50 Years of illustration (..is it really?)
I remember back in 2010 when the author, Lawrence Zeegen mentioned in passing that he had been in discussion with a publisher about a project covering illustration over the last half century. I must confess I was jealous, how wonderful to be able to have an excuse to catalogue all the great names and to re-evaluate who belonged in which era or grouping.
Fast forward to 2014 and several weeks ago the book itself hit the shelves, as they say in Publishing parlance and after several fruitless searches I came across a copy. In all fairness I had seen the publisher’s web page which allows you a brief dip in, so I knew the cover and several spreads, but I still wanted to see who had made the final selection. It had been made clear to me that the book was to have a global reach, so countries such as France, Japan and Germany would, alongside the US have representative inclusions. This makes complete sense given the global need for foreign co editions.
I could second guess who would have to be in the final selection. We knew Gerald Scarf would be there but why isn’t Ralph Steadman? Why for that matter isn’t Shirley Hughes, Posy Simmons, Peter Brookes or indeed David Gentleman, surely not careless omissions? There has to be a judicious and sometimes ruthless editing process and after all this is the author’s choice and selection.

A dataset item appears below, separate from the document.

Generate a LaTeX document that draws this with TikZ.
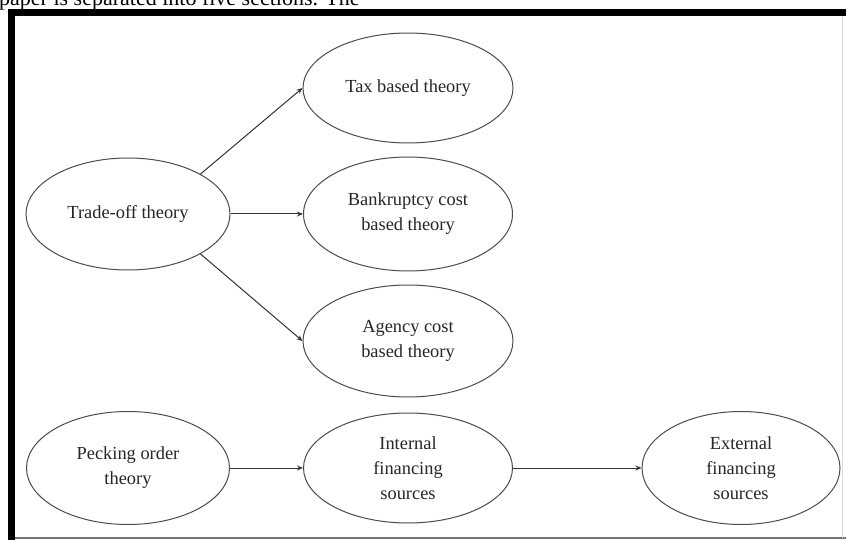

Ok give me a go and who would I have liked to have seen included and who weren’t? I could say but I won’t, who I would like to see removed, lets just say some are very lucky to be there at all.
My choice, well Charles Keeping for one, perhaps George Adamson, Judith Kerr deserves her place and other renowned children’s illustrators. In some ways Childens Book illustrators get a raw deal, yes theres Quentin Blake, Raymond Briggs and Michael Foreman deservedly making it in but why no Janet Alberg or John Burningham or even Axel Schefler? It may just be possible to have a complete volume of artists who were never selected, like that alternative venture by frustrated artists the RA turned down, ‘Not the Royal Academy Show’?
Well that’s now said and done so lets talk about the book itself, I’ve tried as hard as I might but I still don’t like the cover, an illustration using a typographical image/pattern by Jeff Fisher, lets face it he’s done far better pieces and it’s a shame that this one looks so unremarkable. Again for a cover its difficult to choose one image and which illustrator could you justifiably elevate to that honour, you certainly wouldn’t want a collage of pictures nor a single iconic image such as Milton Glaser’s Bob Dylan? I would have liked to have seen the author himself design the cover, after all though he’s an illustrator and he’s not featured in the book but he still ought to merit a presence.
It’s interesting to see a range of comic artists included but if you’re going to show Crumb then Leo Baxendale should be in there, I’d also include Steve Ditko and Jack Kirby, they had a profound influence on modern culture.
The book offers a historical snapshot of the intervening decades and is very much an honest if in parts a questionable selection, Zeegen doesn’t flinch from including artists I would have avoided on aesthetic grounds and it would be hard not to argue with the first three decades covered. Its later on I have problems with the choice and order of the selection. Why does Joost Swarte appear in the nineties when his decade was surely the eighties? It’s certainly easier to cherry pick those from the past who are well established rather than try to select out of the more recent past, those who may merit a place.
I would recommend this book, its well documented and researched. The range of reproduced images in one volume is impressive but just don’t try and digest them all in one sitting.